Every partial quotient is the smallest one allowed, 1, so no convergent ever gets the "large next term" boost that made \tfrac{355}{113} so sharp for \pi. That makes \varphi the worst irrational number to approximate by a simple fraction — sometimes called the "most irrational" number — and its convergents are ratios of consecutive Fibonacci numbers: 1, \tfrac21, \tfrac32, \tfrac53, \tfrac85, \tfrac{13}{8}, \dots, closing in on \varphi more slowly than the convergents of almost any other irrational number.

This isn't just a curiosity about one number — it's the extreme case of a general theorem (Hurwitz, 1891): every irrational number has infinitely many convergents p/q satisfying \left|x - \tfrac{p}{q}\right| < \tfrac{1}{\sqrt5\,q^2}, and \sqrt5 is the best constant possible in general — precisely because \varphi (and numbers built from it) squeeze that bound as tight as it can go. The "worst-approximable" number sets the limit for every other irrational.

It is easy to muddle up which numbers terminate and which run forever. The rule is exactly the mirror image of decimals, and it's easy to get backwards:

A number can also have two equivalent finite representations — [2; 3] = [2; 2, 1], since 3 = 2 + \tfrac11 — but that ambiguity only ever shows up for terminating (rational) expansions, never for infinite ones.

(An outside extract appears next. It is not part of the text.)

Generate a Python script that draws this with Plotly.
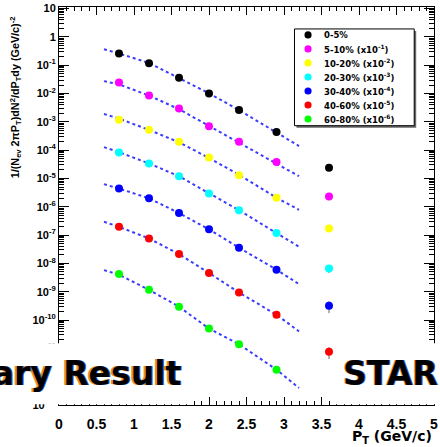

Around 480 CE, the Chinese mathematician and astronomer Zu Chongzhi computed \pi to seven decimal places — a record that stood for roughly nine hundred years — and along the way singled out \tfrac{355}{113} as an outstandingly good simple fraction for it, over a millennium before continued fractions were formalised in Europe. We now know exactly why it's so good: it's a convergent sitting right before that freakishly large partial quotient 292 in \pi's continued fraction, and large partial quotients are precisely the signal of an unusually accurate convergent.

The same trick runs mechanical clocks and orreries. A clockmaker who needs one gear to turn at, say, \tfrac{365.2422}{1} times the rate of another (to track the solar year against a daily wheel) can't cut a gear with a fractional number of teeth. Truncating the continued fraction of that ratio hands them the best possible whole-number tooth pair for gears of a given practical size — which is exactly how 18th-century astronomical clocks and planetary orreries, with no calculators and no computers, managed to track the sky for centuries with barely any drift.

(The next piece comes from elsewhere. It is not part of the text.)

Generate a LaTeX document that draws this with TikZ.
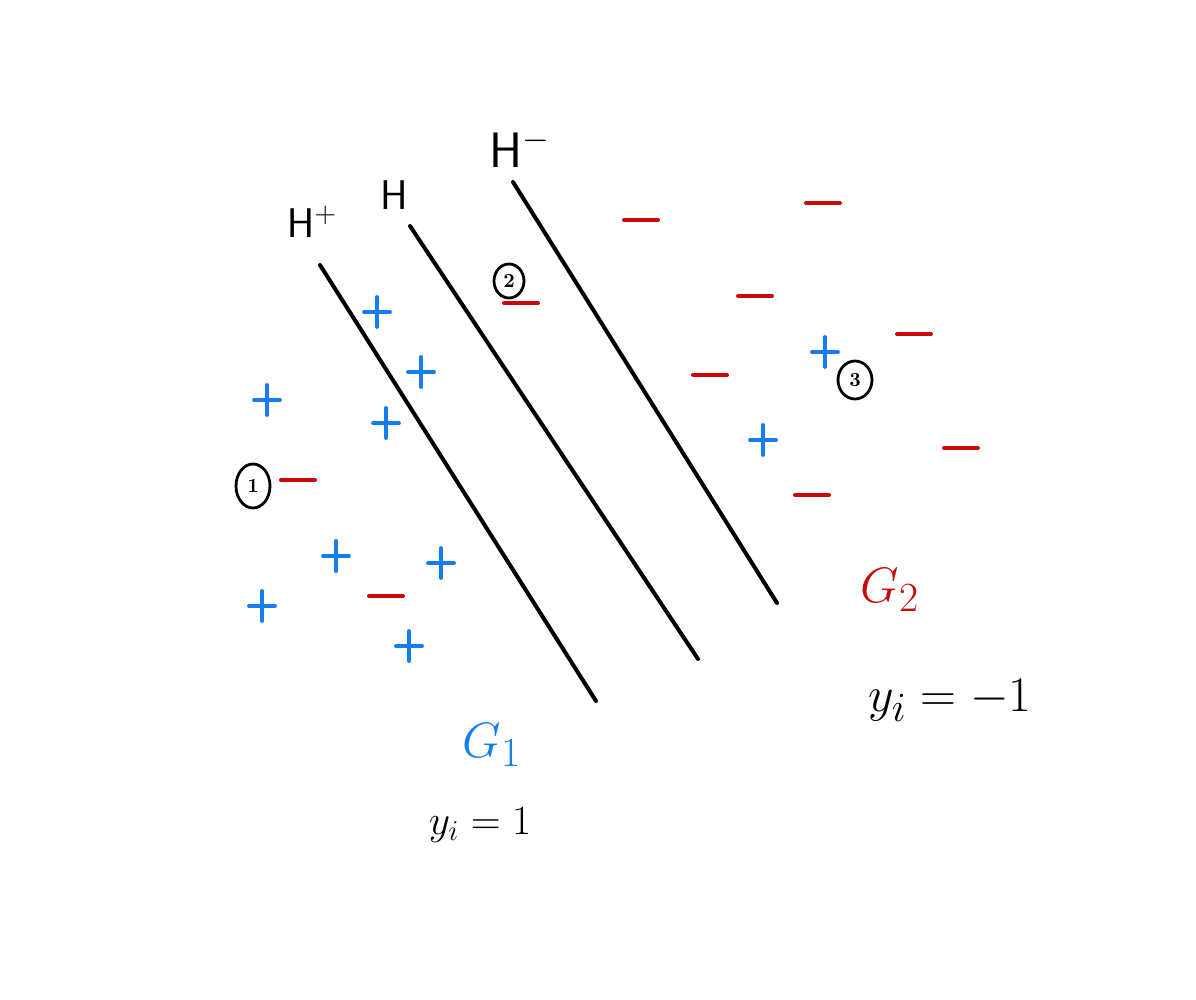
\documentclass[tikz,border=0pt]{standalone}
\usepackage{xcolor}
\usetikzlibrary{shapes.geometric}
\definecolor{pblue}{RGB}{20,125,240}
\definecolor{mred}{RGB}{200,10,10}
\begin{document}
\begin{tikzpicture}[x=0.5pt,y=-0.5pt,
  sep/.style={line width=2pt,black,line cap=round},
  plusmark/.style={line width=1.9pt,pblue,line cap=round},
  minusmark/.style={line width=2pt,mred,line cap=round},
  lbl/.style={inner sep=0pt,font=\fontsize{22}{24}\selectfont},
  circnum/.style={draw,ellipse,line width=1.4pt,inner sep=1.5pt,font=\fontsize{10}{12}\selectfont\bfseries}]
\useasboundingbox (0,0) rectangle (1196,1000);
% separating lines
\coordinate (hpA) at (320,265); \coordinate (hpB) at (596,701);
\coordinate (hA) at (410,226);  \coordinate (hB) at (698,659);
\coordinate (hmA) at (513,182); \coordinate (hmB) at (777,603);
\draw[sep] (hpA) -- (hpB);
\draw[sep] (hA) -- (hB);
\draw[sep] (hmA) -- (hmB);
% labels
\node[lbl] (lhp) at (312,222) {$\mathsf{H}^{+}$};
\node[lbl] (lh) at (394,195) {$\mathsf{H}$};
\node[lbl,font=\fontsize{25}{27}\selectfont] (lhm) at (520,148) {$\mathsf{H}^{-}$};
\node[lbl,text=pblue,font=\fontsize{30}{32}\selectfont] (g1) at (492,745) {$G_1$};
\node[lbl,font=\fontsize{20}{22}\selectfont] (y1) at (480,825) {$y_i=1$};
\node[lbl,text=mred,font=\fontsize{28}{30}\selectfont] (g2) at (890,590) {$G_2$};
\node[lbl,font=\fontsize{28}{30}\selectfont] (y2) at (950,700) {$y_i=-1$};
% circled numbers
\node[circnum,minimum width=17pt,minimum height=22pt] (c1) at (253,486) {1};
\node[circnum,minimum width=15pt,minimum height=17pt] (c2) at (509,281) {2};
\node[circnum,minimum width=17pt,minimum height=19pt] (c3) at (855,380) {3};
% plus signs
\foreach \x/\y in {377/312,421/372,267/400,386/423,336/556,441/563,262/606,409/646,825/352,763/440}{
  \draw[plusmark] (\x-13,\y) -- (\x+13,\y);
  \draw[plusmark] (\x,\y-15) -- (\x,\y+15);
}
% minus signs
\foreach \x/\y in {641/220,823/203,521/303,755/296,710/375,914/334,298/480,386/596,812/495,961/448}{
  \draw[minusmark] (\x-17,\y) -- (\x+17,\y);
}
\end{tikzpicture}
\end{document}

The same convergent-hunting even tunes a piano. A "perfect fifth" should ring out at a frequency ratio of exactly 3:2, but a keyboard needs to split every octave into equal semitones, and equal semitones can only ever approximate that ratio. The number you actually need to approximate, \log_2(3/2), has continued-fraction convergents that include \tfrac{7}{12} remarkably early — which is exactly why a standard keyboard divides the octave into 12 equal semitones and calls 7 of them a "fifth." It's the same best-small-denominator logic as \tfrac{355}{113}, just tuning ears instead of gears.